(Do this)
Transcribe every entry word for word, but skip the images.

(Plotting code records)
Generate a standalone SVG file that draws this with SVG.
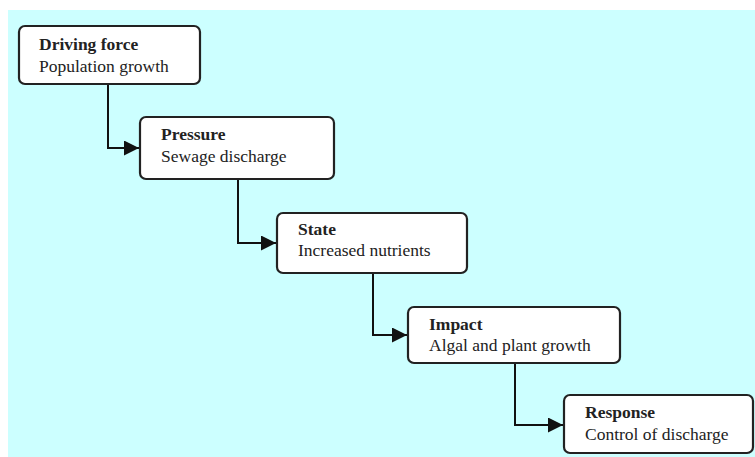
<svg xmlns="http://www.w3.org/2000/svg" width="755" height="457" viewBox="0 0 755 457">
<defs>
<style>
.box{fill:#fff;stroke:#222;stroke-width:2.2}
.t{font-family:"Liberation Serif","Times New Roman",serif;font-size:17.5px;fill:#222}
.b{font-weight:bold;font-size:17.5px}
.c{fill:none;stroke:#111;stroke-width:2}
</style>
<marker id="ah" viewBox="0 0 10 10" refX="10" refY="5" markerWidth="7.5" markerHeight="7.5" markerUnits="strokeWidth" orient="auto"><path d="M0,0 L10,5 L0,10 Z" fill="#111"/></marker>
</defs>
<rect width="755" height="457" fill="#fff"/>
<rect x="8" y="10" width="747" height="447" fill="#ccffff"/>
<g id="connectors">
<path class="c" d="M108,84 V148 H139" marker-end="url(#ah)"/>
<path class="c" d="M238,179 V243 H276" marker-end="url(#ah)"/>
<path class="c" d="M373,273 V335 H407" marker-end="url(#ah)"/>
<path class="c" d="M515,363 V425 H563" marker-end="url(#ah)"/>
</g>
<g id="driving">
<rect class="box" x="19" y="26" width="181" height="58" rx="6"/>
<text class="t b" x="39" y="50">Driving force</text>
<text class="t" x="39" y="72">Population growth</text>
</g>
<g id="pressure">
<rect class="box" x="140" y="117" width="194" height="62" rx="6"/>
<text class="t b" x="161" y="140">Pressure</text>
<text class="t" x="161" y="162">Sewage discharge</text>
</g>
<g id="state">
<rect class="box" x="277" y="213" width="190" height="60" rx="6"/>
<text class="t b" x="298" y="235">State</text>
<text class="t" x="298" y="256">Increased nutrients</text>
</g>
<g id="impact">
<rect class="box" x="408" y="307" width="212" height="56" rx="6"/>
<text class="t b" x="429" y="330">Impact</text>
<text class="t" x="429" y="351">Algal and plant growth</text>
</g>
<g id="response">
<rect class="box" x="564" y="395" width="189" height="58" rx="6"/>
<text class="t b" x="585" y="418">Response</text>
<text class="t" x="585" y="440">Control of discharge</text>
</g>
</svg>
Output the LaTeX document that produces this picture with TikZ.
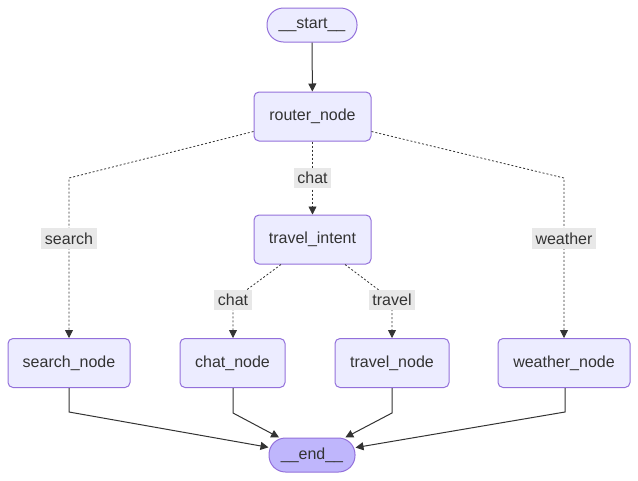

(Written solution)
Generate a standalone SVG file that draws this with SVG.
<svg xmlns="http://www.w3.org/2000/svg" width="755" height="457" viewBox="0 0 755 457">
<defs>
<style>
.box{fill:#fff;stroke:#222;stroke-width:2.2}
.t{font-family:"Liberation Serif","Times New Roman",serif;font-size:17.5px;fill:#222}
.b{font-weight:bold;font-size:17.5px}
.c{fill:none;stroke:#111;stroke-width:2}
</style>
<marker id="ah" viewBox="0 0 10 10" refX="10" refY="5" markerWidth="7.5" markerHeight="7.5" markerUnits="strokeWidth" orient="auto"><path d="M0,0 L10,5 L0,10 Z" fill="#111"/></marker>
</defs>
<rect width="755" height="457" fill="#fff"/>
<rect x="8" y="10" width="747" height="447" fill="#ccffff"/>
<g id="connectors">
<path class="c" d="M108,84 V148 H139" marker-end="url(#ah)"/>
<path class="c" d="M238,179 V243 H276" marker-end="url(#ah)"/>
<path class="c" d="M373,273 V335 H407" marker-end="url(#ah)"/>
<path class="c" d="M515,363 V425 H563" marker-end="url(#ah)"/>
</g>
<g id="driving">
<rect class="box" x="19" y="26" width="181" height="58" rx="6"/>
<text class="t b" x="39" y="50">Driving force</text>
<text class="t" x="39" y="72">Population growth</text>
</g>
<g id="pressure">
<rect class="box" x="140" y="117" width="194" height="62" rx="6"/>
<text class="t b" x="161" y="140">Pressure</text>
<text class="t" x="161" y="162">Sewage discharge</text>
</g>
<g id="state">
<rect class="box" x="277" y="213" width="190" height="60" rx="6"/>
<text class="t b" x="298" y="235">State</text>
<text class="t" x="298" y="256">Increased nutrients</text>
</g>
<g id="impact">
<rect class="box" x="408" y="307" width="212" height="56" rx="6"/>
<text class="t b" x="429" y="330">Impact</text>
<text class="t" x="429" y="351">Algal and plant growth</text>
</g>
<g id="response">
<rect class="box" x="564" y="395" width="189" height="58" rx="6"/>
<text class="t b" x="585" y="418">Response</text>
<text class="t" x="585" y="440">Control of discharge</text>
</g>
</svg>
Output the LaTeX document that produces this picture with TikZ.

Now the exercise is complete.